Journal of Pediatrics.

Hines PC, McKnight T, Seto W, Kwiatkowski JL.


To determine the frequency of acute care visits and risk factors for central nervous system (CNS) events in children with homozygous sickle cell disease (SCD-SS) with an acute headache.

Study design

This is a retrospective cohort study of acute care visits for headache in children with SCD-SS. The prevalence of headache visits, neuroimaging evaluation, and acute CNS events were calculated and clinical and laboratory variables assessed.


Headache was the chief complaint in 102 of 2685 acute care visits (3.8%) by children with SCD-SS. Acute CNS events were detected in 6.9% of these visits. Neuroimaging was performed in 42.2% of visits, and acute CNS events were identified in 16.3% of studies. Factors associated with acute CNS events included older age, history of stroke, transient ischemic attack, or seizure, neurologic symptoms, focal neurologic exam findings, and elevated platelets.


Acute headache is common in pediatric SCD-SS and more frequently associated with acute CNS events than in the general pediatric population. A history of stroke, transient ischemic attack, seizures, neurologic symptoms, focal neurologic exam, or elevated platelet counts at presentation warrant confirmatory imaging studies. Whether a more limited workup is adequate for other children should be confirmed in a larger, prospective study.
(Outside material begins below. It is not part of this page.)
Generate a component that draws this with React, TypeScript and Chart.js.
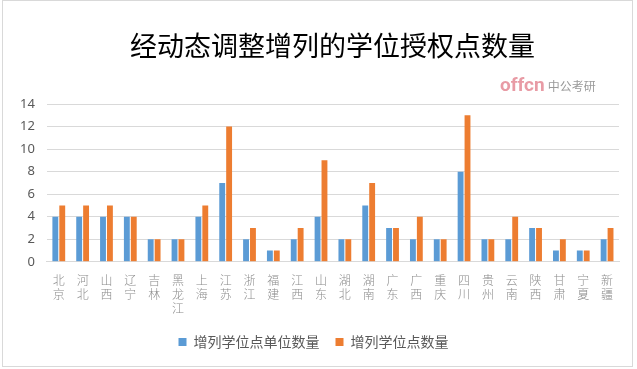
import React, { useEffect, useRef } from "react";
import { Chart, registerables } from "chart.js";

Chart.register(...registerables);

const categories = ["北京","河北","山西","辽宁","吉林","黑龙江","上海","江苏","浙江","福建","江西","山东","湖北","湖南","广东","广西","重庆","四川","贵州","云南","陕西","甘肃","宁夏","新疆"];
const unitCounts = [4,4,4,4,2,2,4,7,2,1,2,4,2,5,3,2,2,8,2,2,3,1,1,2];
const pointCounts = [5,5,5,4,2,2,5,12,3,1,3,9,2,7,3,4,2,13,2,4,3,2,1,3];
const seriesNames = ["增列学位点单位数量", "增列学位点数量"];
const titleText = "经动态调整增列的学位授权点数量";

export default function App() {
  const ref = useRef<HTMLCanvasElement>(null);
  useEffect(() => {
    document.body.style.margin = "0";
    const chart = new Chart(ref.current!, {
      type: "bar",
      data: {
        labels: categories.map((c) => c.split("")),
        datasets: [
          { label: seriesNames[0], data: unitCounts, backgroundColor: "#5B9BD5", barPercentage: 0.85, categoryPercentage: 0.58 },
          { label: seriesNames[1], data: pointCounts, backgroundColor: "#ED7D31", barPercentage: 0.85, categoryPercentage: 0.58 },
        ],
      },
      options: {
        animation: false,
        responsive: false,
        layout: { padding: { left: 8, right: 18, top: 104, bottom: 10 } },
        plugins: {
          title: { display: false },
          legend: {
            position: "bottom",
            labels: {
              boxWidth: 8,
              boxHeight: 8,
              color: "#595959",
              font: { family: "'Noto Sans CJK SC'", size: 14 },
              padding: 16,
            },
          },
          tooltip: { enabled: false },
        },
        scales: {
          x: {
            grid: { display: false },
            border: { color: "#D9D9D9" },
            ticks: {
              maxRotation: 0,
              minRotation: 0,
              autoSkip: false,
              color: "#8C8C8C",
              font: { family: "'Noto Sans CJK SC'", size: 12, lineHeight: 1.2, weight: "300" },
            },
          },
          y: {
            min: 0,
            max: 14,
            ticks: {
              stepSize: 2,
              color: "#595959",
              font: { family: "'Noto Sans', sans-serif", size: 13 },
              padding: 12,
            },
            grid: { color: "#D9D9D9", drawTicks: false },
            border: { display: false },
          },
        },
      },
    });
    return () => chart.destroy();
  }, []);
  return (
    <div style={{ position: "relative", width: 637, height: 369, background: "#fff" }}>
      <canvas ref={ref} width={637} height={369} style={{ position: "absolute", left: 0, top: 0 }} />
      <div style={{ position: "absolute", left: 2, top: 0, width: 629, height: 365, border: "1px solid #D9D9D9", pointerEvents: "none" }} />
      <div style={{ position: "absolute", left: 130, width: 400, top: 27, textAlign: "center", fontFamily: "'Noto Sans CJK SC'", fontSize: 27, lineHeight: "36px", color: "#000", whiteSpace: "nowrap" }}>
        {titleText}
      </div>
      <div style={{ position: "absolute", left: 500, top: 72, fontFamily: "'Noto Sans CJK SC'", whiteSpace: "nowrap" }}>
        <span style={{ color: "#E89BA5", fontWeight: "bold", fontSize: 19, fontFamily: "Roboto, sans-serif" }}>offcn</span>
        <span style={{ color: "#9A9A9A", fontSize: 12, marginLeft: 3 }}>中公考研</span>
      </div>
    </div>
  );
}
  • CNS, Central nervous system;
  • CT, Computed tomography;
  • ED, Emergency Department;
  • HACU, Hematology Acute Care Unit;
  • MRI/A, Magnetic resonance imaging/angiography;
  • SCD, Sickle cell disease;
  • SCD-SS, Homozygous sickle cell disease;
  • TCD, Transcranial Doppler;
  • TIA, Transient ischemic attack
Supported in part by the Center of Excellence for Diversity in Health Education and Research at the University of Pennsylvania School of Medicine, Health Resources and Services Administration (grant D34HP04035-13-00). The authors declare no conflicts of interest.